City Councilmembers are readying legislation to create organic waste and e-waste drop-off sites to compensate for recycling budget reductions. Under the Community Organics and Recycling Empowerment (CORE) Act, sponsored by Council Member Keith Powers and Sanitation Committee Chair Antonio Reynoso, the city would create three organics recycling drop-off sites in each community district by June 2021. Council Member Antonio Reynoso is sponsoring a similar bill for electronic and hazardous waste. “The devastation of the COVID-19 pandemic underscores that we must do all we can now to avoid the larger crisis that looms before us: climate change,” said Reynoso.

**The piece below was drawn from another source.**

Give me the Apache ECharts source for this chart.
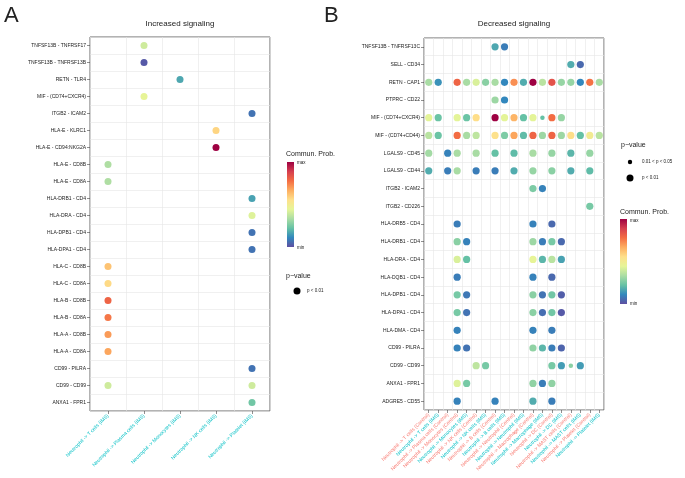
<!DOCTYPE html>
<html><head><meta charset="utf-8">
<script src="https://cdn.jsdelivr.net/npm/echarts@6/dist/echarts.min.js"></script>
<style>html,body{margin:0;padding:0;background:#fff}#c{width:685px;height:478px}</style>
</head><body><div id="c"></div>
<script>
// ---------- DATA ----------
const leftCols = ['Neutrophil -> T cells (IMS)','Neutrophil -> Plasma cells (IMS)','Neutrophil -> Monocytes (IMS)','Neutrophil -> NK cells (IMS)','Neutrophil -> Platelet (IMS)'];
const leftRows = ['TNFSF13B - TNFRSF17','TNFSF13B - TNFRSF13B','RETN - TLR4','MIF - (CD74+CXCR4)','ITGB2 - ICAM2','HLA-E - KLRC1','HLA-E - CD94:NKG2A','HLA-E - CD8B','HLA-E - CD8A','HLA-DRB1 - CD4','HLA-DRA - CD4','HLA-DPB1 - CD4','HLA-DPA1 - CD4','HLA-C - CD8B','HLA-C - CD8A','HLA-B - CD8B','HLA-B - CD8A','HLA-A - CD8B','HLA-A - CD8A','CD99 - PILRA','CD99 - CD99','ANXA1 - FPR1'];
// communication probability (scaled 0 = min, 1 = max), one array per row, null = no interaction
const leftProb = [
  [null,0.40,null,null,null],
  [null,0.02,null,null,null],
  [null,null,0.17,null,null],
  [null,0.45,null,null,null],
  [null,null,null,null,0.07],
  [null,null,null,0.58,null],
  [null,null,null,1.00,null],
  [0.34,null,null,null,null],
  [0.34,null,null,null,null],
  [null,null,null,null,0.16],
  [null,null,null,null,0.43],
  [null,null,null,null,0.07],
  [null,null,null,null,0.07],
  [0.62,null,null,null,null],
  [0.57,null,null,null,null],
  [0.80,null,null,null,null],
  [0.76,null,null,null,null],
  [0.70,null,null,null,null],
  [0.68,null,null,null,null],
  [null,null,null,null,0.07],
  [0.40,null,null,null,0.40],
  [null,null,null,null,0.24]
];

const rightCols = ['Neutrophil -> T cells (Control)','Neutrophil -> T cells (IMS)','Neutrophil -> Plasma cells (Control)','Neutrophil -> Monocytes (Control)','Neutrophil -> Monocytes (IMS)','Neutrophil -> NK cells (Control)','Neutrophil -> NK cells (IMS)','Neutrophil -> B cells (Control)','Neutrophil -> B cells (IMS)','Neutrophil -> Neutrophil (Control)','Neutrophil -> Neutrophil (IMS)','Neutrophil -> Macrophage (Control)','Neutrophil -> Macrophage (IMS)','Neutrophil -> DC (Control)','Neutrophil -> DC (IMS)','Neutrophil -> MAST cells (Control)','Neutrophil -> MAST cells (IMS)','Neutrophil -> Platelet (Control)','Neutrophil -> Platelet (IMS)'];
const rightRows = ['TNFSF13B - TNFRSF13C','SELL - CD34','RETN - CAP1','PTPRC - CD22','MIF - (CD74+CXCR4)','MIF - (CD74+CD44)','LGALS9 - CD45','LGALS9 - CD44','ITGB2 - ICAM2','ITGB2 - CD226','HLA-DRB5 - CD4','HLA-DRB1 - CD4','HLA-DRA - CD4','HLA-DQB1 - CD4','HLA-DPB1 - CD4','HLA-DPA1 - CD4','HLA-DMA - CD4','CD99 - PILRA','CD99 - CD99','ANXA1 - FPR1','ADGRE5 - CD55'];
const _ = null;
const rightProb = [
  [_,_,_,_,_,_,_,0.17,0.09,_,_,_,_,_,_,_,_,_,_],
  [_,_,_,_,_,_,_,_,_,_,_,_,_,_,_,0.18,0.05,_,_],
  [0.33,0.13,_,0.80,0.33,0.42,0.28,0.33,0.11,0.72,0.18,1.00,0.36,0.84,0.30,0.30,0.11,0.77,0.33],
  [_,_,_,_,_,_,_,0.31,0.11,_,_,_,_,_,_,_,_,_,_],
  [0.44,0.23,_,0.44,0.23,0.56,_,1.00,0.44,0.65,0.22,0.44,0.22,0.78,0.30,_,_,_,_],
  [0.36,0.23,_,0.78,0.33,0.37,_,0.55,0.26,0.68,0.21,0.80,0.31,0.80,0.31,0.56,0.22,0.50,0.36],
  [0.32,_,0.10,0.33,_,0.33,_,0.22,_,0.21,_,0.33,_,0.30,_,0.20,_,0.30,_],
  [0.18,_,0.09,0.33,_,0.09,_,0.09,_,0.18,_,0.30,_,0.28,_,0.18,_,0.21,_],
  [_,_,_,_,_,_,_,_,_,_,_,0.26,0.10,_,_,_,_,_,_],
  [_,_,_,_,_,_,_,_,_,_,_,_,_,_,_,_,_,0.25,_],
  [_,_,_,0.09,_,_,_,_,_,_,_,0.10,_,0.05,_,_,_,_,_],
  [_,_,_,0.28,0.10,_,_,_,_,_,_,0.31,0.09,0.25,0.05,_,_,_,_],
  [_,_,_,0.42,0.22,_,_,_,_,_,_,0.45,0.20,0.36,0.16,_,_,_,_],
  [_,_,_,0.09,_,_,_,_,_,_,_,0.10,_,0.05,_,_,_,_,_],
  [_,_,_,0.25,0.08,_,_,_,_,_,_,0.28,0.07,0.24,0.03,_,_,_,_],
  [_,_,_,0.25,0.07,_,_,_,_,_,_,0.28,0.06,0.24,0.02,_,_,_,_],
  [_,_,_,0.10,_,_,_,_,_,_,_,0.10,_,0.09,_,_,_,_,_],
  [_,_,_,0.10,0.07,_,_,_,_,_,_,0.29,0.20,0.09,0.04,_,_,_,_],
  [_,_,_,_,_,0.37,0.25,_,_,_,_,_,_,0.25,0.15,0.28,0.15,_,_],
  [_,_,_,0.43,0.25,_,_,_,_,_,_,0.29,0.09,0.29,_,_,_,_,_],
  [_,_,_,0.10,_,_,_,0.10,_,_,_,0.18,_,0.09,_,_,_,_,_]
];
// p-value class: interactions with 0.01 < p < 0.05 (all others p < 0.01)
const rightWeakP = [['MIF - (CD74+CXCR4)','Neutrophil -> Macrophage (IMS)'],['CD99 - CD99','Neutrophil -> MAST cells (Control)']];

const spectral = ['#5E4FA2','#3288BD','#66C2A5','#ABDDA4','#E6F598','#FEE08B','#FDAE61','#F46D43','#D53E4F','#9E0142'];

// ---------- BUILD ----------
function build(rows, cols, prob, weak){
  const out = [];
  rows.forEach((r, ri) => prob[ri].forEach((v, ci) => {
    if (v == null) return;
    const isWeak = weak.some(w => w[0] === r && w[1] === cols[ci]);
    out.push([ci, ri, v, isWeak ? 2 : 3]);
  }));
  return out;
}
const leftData = build(leftRows, leftCols, leftProb, []);
const rightData = build(rightRows, rightCols, rightProb, rightWeakP);

const FONT = 'Liberation Sans, Arial, sans-serif';
const PINK = '#F8766D', CYAN = '#00BFC4';
const gridLine = {show:true, lineStyle:{color:'#e6e6e6', width:0.6}};

function xAxisFor(gi, cols){
  return {type:'category', gridIndex:gi, data:cols, boundaryGap:true,
    axisLine:{show:false}, axisTick:{show:true, alignWithLabel:true, length:3, lineStyle:{color:'#444', width:0.6}},
    splitLine:gridLine,
    axisLabel:{interval:0, rotate:45, fontSize:5, fontFamily:FONT, margin:4,
      color:(v)=> (String(v).indexOf('(Control)')>=0 ? PINK : CYAN)}};
}
function yAxisFor(gi, rows){
  return {type:'category', gridIndex:gi, data:rows, inverse:true, boundaryGap:true,
    axisLine:{show:false}, axisTick:{show:true, alignWithLabel:true, length:3, lineStyle:{color:'#444', width:0.6}},
    splitLine:gridLine,
    axisLabel:{interval:0, fontSize:5, fontFamily:FONT, color:'#222', margin:4}};
}

const chart = echarts.init(document.getElementById('c'), null, {renderer:'canvas'});
const barGrad = (x,y,w,h)=>({type:'rect', shape:{x, y, width:w, height:h},
  style:{fill:new echarts.graphic.LinearGradient(0,0,0,1, spectral.slice().reverse().map((c,i,a)=>({offset:i/(a.length-1), color:c})))}});
const txt = (text,x,y,size,extra)=>Object.assign({type:'text', style:Object.assign({text, x, y, fontSize:size, fontFamily:FONT, fill:'#222',
  textAlign:'left', textVerticalAlign:'middle', align:'left', verticalAlign:'middle'}, extra||{})});
const dot = (x,y,r)=>({type:'circle', shape:{cx:x, cy:y, r}, style:{fill:'#000'}});

chart.setOption({
  animation:false,
  backgroundColor:'#fff',
  grid:[
    {left:90, top:37, width:180, height:374, show:true, borderColor:'#666', borderWidth:1},
    {left:424, top:38, width:180, height:372, show:true, borderColor:'#666', borderWidth:1}
  ],
  xAxis:[xAxisFor(0,leftCols), xAxisFor(1,rightCols)],
  yAxis:[yAxisFor(0,leftRows), yAxisFor(1,rightRows)],
  visualMap:{type:'continuous', show:false, min:0, max:1, dimension:2, seriesIndex:[0,1], inRange:{color:spectral}},
  series:[
    {type:'scatter', xAxisIndex:0, yAxisIndex:0, data:leftData, symbolSize:(v)=> v[3]===3 ? 7 : 4.5, itemStyle:{opacity:1}},
    {type:'scatter', xAxisIndex:1, yAxisIndex:1, data:rightData, symbolSize:(v)=> v[3]===3 ? 7.2 : 4.5, itemStyle:{opacity:1}}
  ],
  graphic:[
    txt('A', 4, 16, 22),
    txt('Increased signaling', 180, 24, 8, {textAlign:'center', align:'center'}),
    txt('B', 324, 16, 22),
    txt('Decreased signaling', 514, 24, 8, {textAlign:'center', align:'center'}),
    // left legends
    txt('Commun. Prob.', 286, 154, 7),
    barGrad(287, 162, 7, 85),
    txt('max', 297, 163, 4.5),
    txt('min', 297, 248, 4.5),
    txt('p\u2212value', 286, 276, 7),
    dot(297, 291, 3.5),
    txt('p < 0.01', 307, 291, 4.5),
    // right legends
    txt('p\u2212value', 621, 145, 7),
    dot(630, 162, 2.2),
    txt('0.01 < p < 0.05', 642, 162, 4.5),
    dot(630, 178, 3.5),
    txt('p < 0.01', 642, 178, 4.5),
    txt('Commun. Prob.', 620, 212, 7),
    barGrad(620, 219, 7, 85),
    txt('max', 630, 221, 4.5),
    txt('min', 630, 304, 4.5)
  ]
});
</script></body></html>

Various environmental organizations view the legislation as an important part of a larger effort to reduce New York City’s climate change impact, to save and create green jobs, and to protect public health. The city’s Independent Budget Office has calculated that if all the organic waste generated by New Yorkers were recycled into compost, it could produce over $12.5 million in revenue. And if those materials were turned into biogas and used to generate electricity, the potential revenue could be as much as $22.5 million. The sponsors of the bill argue that retaining organics collection now could make it easier for recycling programs to bounce back in the future, pointing out that the city’s composting rates never fully rebounded after the Bloomberg administration suspended plastic and glass recycling in the midst of a recession in 2002. Saving NYC’s recycling drop-off sites are imperative to creating a zero-waste future in an equitable manner.